TASK OBJECTIVE
Can you copy out the data exactly? Leave the images out.

* Start *

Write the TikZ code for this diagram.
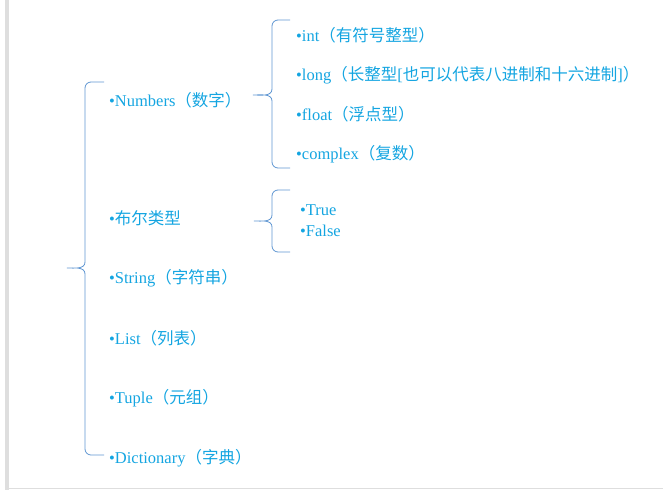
\documentclass[tikz,border=0pt]{standalone}
\usepackage{fontspec}
\setmainfont{Liberation Serif}
\newfontfamily\cjk{Noto Sans CJK SC}
\definecolor{itemblue}{RGB}{20,165,225}
\definecolor{braceblue}{RGB}{95,150,210}
\newcommand{\curlybrace}[6]{%
  \draw[brc] (#3,#4) -- (#2+6,#4) to[out=180,in=90] (#2,#4+6) -- (#2,#5-6)
    to[out=-90,in=0] (#1,#5) to[out=0,in=90] (#2,#5+6) -- (#2,#6-6)
    to[out=-90,in=180] (#2+6,#6) -- (#3,#6);}
\begin{document}
\begin{tikzpicture}[x=1pt,y=-1pt,
    item/.style={anchor=west,inner sep=0pt,text=itemblue,font=\fontsize{16.5}{18}\selectfont},
    brc/.style={draw=braceblue,line width=0.8pt}]
\useasboundingbox (0,0) rectangle (663,490);
\fill[black!13] (5,0) rectangle (9,490);
\draw[black!13,line width=1pt] (9,488) -- (663,488);
% main list
\node[item] (num) at (109,100) {•Numbers{\cjk（数字）}};
\node[item] (bool) at (109,218) {•{\cjk 布尔类型}};
\node[item] (str) at (109,278) {•String{\cjk（字符串）}};
\node[item] (lst) at (109,338) {•List{\cjk（列表）}};
\node[item] (tup) at (109,398) {•Tuple{\cjk（元组）}};
\node[item] (dct) at (109,458) {•Dictionary{\cjk（字典）}};
% numbers
\node[item] (int) at (296,35) {•int{\cjk（有符号整型）}};
\node[item] (lng) at (296,75) {•long{\cjk（长整型}[{\cjk 也可以代表八进制和十六进制}]{\cjk ）}};
\node[item] (flt) at (296,114) {•float{\cjk（浮点型）}};
\node[item] (cpx) at (296,154) {•complex{\cjk（复数）}};
% bool
\node[item] (tru) at (300,210) {•True};
\node[item] (fls) at (300,231) {•False};
% braces
\curlybrace{67}{85}{104}{82}{268}{455}
\curlybrace{253}{272}{290}{20}{95}{168}
\curlybrace{254}{272}{290}{190}{221}{252}
\end{tikzpicture}
\end{document}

* End *

EXERCISE SOLUTION
Write the TikZ code for this diagram.
\documentclass[tikz,border=0pt]{standalone}
\usepackage{fontspec}
\setmainfont{Liberation Serif}
\newfontfamily\cjk{Noto Sans CJK SC}
\definecolor{itemblue}{RGB}{20,165,225}
\definecolor{braceblue}{RGB}{95,150,210}
\newcommand{\curlybrace}[6]{%
  \draw[brc] (#3,#4) -- (#2+6,#4) to[out=180,in=90] (#2,#4+6) -- (#2,#5-6)
    to[out=-90,in=0] (#1,#5) to[out=0,in=90] (#2,#5+6) -- (#2,#6-6)
    to[out=-90,in=180] (#2+6,#6) -- (#3,#6);}
\begin{document}
\begin{tikzpicture}[x=1pt,y=-1pt,
    item/.style={anchor=west,inner sep=0pt,text=itemblue,font=\fontsize{16.5}{18}\selectfont},
    brc/.style={draw=braceblue,line width=0.8pt}]
\useasboundingbox (0,0) rectangle (663,490);
\fill[black!13] (5,0) rectangle (9,490);
\draw[black!13,line width=1pt] (9,488) -- (663,488);
% main list
\node[item] (num) at (109,100) {•Numbers{\cjk（数字）}};
\node[item] (bool) at (109,218) {•{\cjk 布尔类型}};
\node[item] (str) at (109,278) {•String{\cjk（字符串）}};
\node[item] (lst) at (109,338) {•List{\cjk（列表）}};
\node[item] (tup) at (109,398) {•Tuple{\cjk（元组）}};
\node[item] (dct) at (109,458) {•Dictionary{\cjk（字典）}};
% numbers
\node[item] (int) at (296,35) {•int{\cjk（有符号整型）}};
\node[item] (lng) at (296,75) {•long{\cjk（长整型}[{\cjk 也可以代表八进制和十六进制}]{\cjk ）}};
\node[item] (flt) at (296,114) {•float{\cjk（浮点型）}};
\node[item] (cpx) at (296,154) {•complex{\cjk（复数）}};
% bool
\node[item] (tru) at (300,210) {•True};
\node[item] (fls) at (300,231) {•False};
% braces
\curlybrace{67}{85}{104}{82}{268}{455}
\curlybrace{253}{272}{290}{20}{95}{168}
\curlybrace{254}{272}{290}{190}{221}{252}
\end{tikzpicture}
\end{document}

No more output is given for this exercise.